Mais rapidement, les premières sondes font face à une roche dure, compacte, fissurée de manière irrégulière. La pression artésienne, clé du jaillissement, ne se manifeste pas. Contrairement à Passy ou à la Butte-aux-Cailles, aucune veine aquifère ne répond aux attentes. La société de forage, vraisemblablement mandatée par la Ville, multiplie les essais… en vain.
Les minutes du Conseil municipal signalent des « difficultés imprévues » et un « rendement nul » du point de captage. Après plusieurs mois, les travaux sont interrompus. Le forage est rebouché, sans qu’aucune infrastructure visible ne soit construite. L’épisode s’efface progressivement de la mémoire collective.
Un puits oublié, révélateur d’inégalités hydrauliques
Ce qui aurait dû devenir une fontaine artésienne en plein cœur d’un quartier populaire n’est finalement qu’un puits invisible, un trou dans l’histoire. À l’échelle de Paris, cet échec illustre la géographie inégale de l’accès à l’eau au XIXe siècle. Tandis que les beaux quartiers bénéficient de l’eau artésienne en abondance – Passy, Grenelle, Montsouris –, Ménilmontant doit continuer à attendre les prolongements de l’aqueduc de la Vanne et les élargissements des canalisations municipales.
L’eau devient ici un révélateur d’une politique urbaine hiérarchisée, où les choix techniques recoupent les découpages sociaux et économiques. Si les débats sur l’hygiène sont omniprésents, ils se heurtent aux limites du sous-sol, mais aussi aux priorités d’investissement.
Traces, mémoire et patrimonialisation
Aucune plaque ne signale aujourd’hui le lieu du forage avorté.
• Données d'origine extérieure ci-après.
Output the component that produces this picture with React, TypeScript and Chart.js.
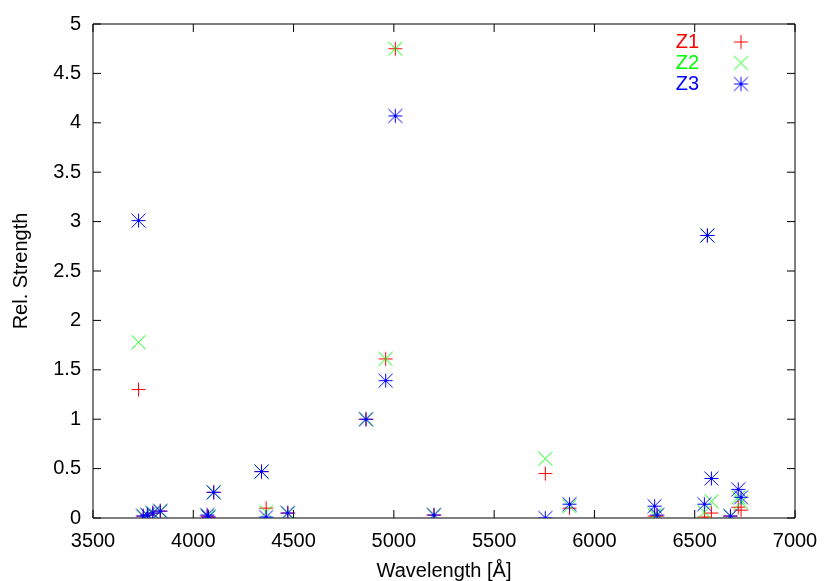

Pourtant, il existe dans les archives techniques de la Ville des mentions de ce projet, parfois évoqué dans des rapports ou des articles de journaux spécialisés comme le Bulletin de la Société Hydrotechnique de France. Il serait possible de retrouver les coordonnées précises du puits, de les intégrer dans une carte interactive des puits artésiens parisiens, et d’en faire un lieu de mémoire discret, témoin d’une histoire souterraine méconnue.
Avec la montée des enjeux environnementaux, les puits abandonnés de Paris retrouvent un intérêt patrimonial et écologique. Le puits fantôme de Ménilmontant pourrait ainsi réintégrer le récit urbain, non pas comme un échec technique, mais comme un jalon dans la longue quête d’une eau accessible, publique et équitable.
Conclusion
La tentative de forage du puits artésien de Ménilmontant est une micro-histoire, mais elle résonne avec de grandes questions : à qui appartient l’eau ? Comment les choix techniques reflètent-ils des visions politiques de la ville ? Ce puits qui n’a jamais jailli invite à ne pas oublier les aspirations enfouies des quartiers périphériques, ni les promesses non tenues d’un progrès technique qui, parfois, exclut autant qu’il irrigue.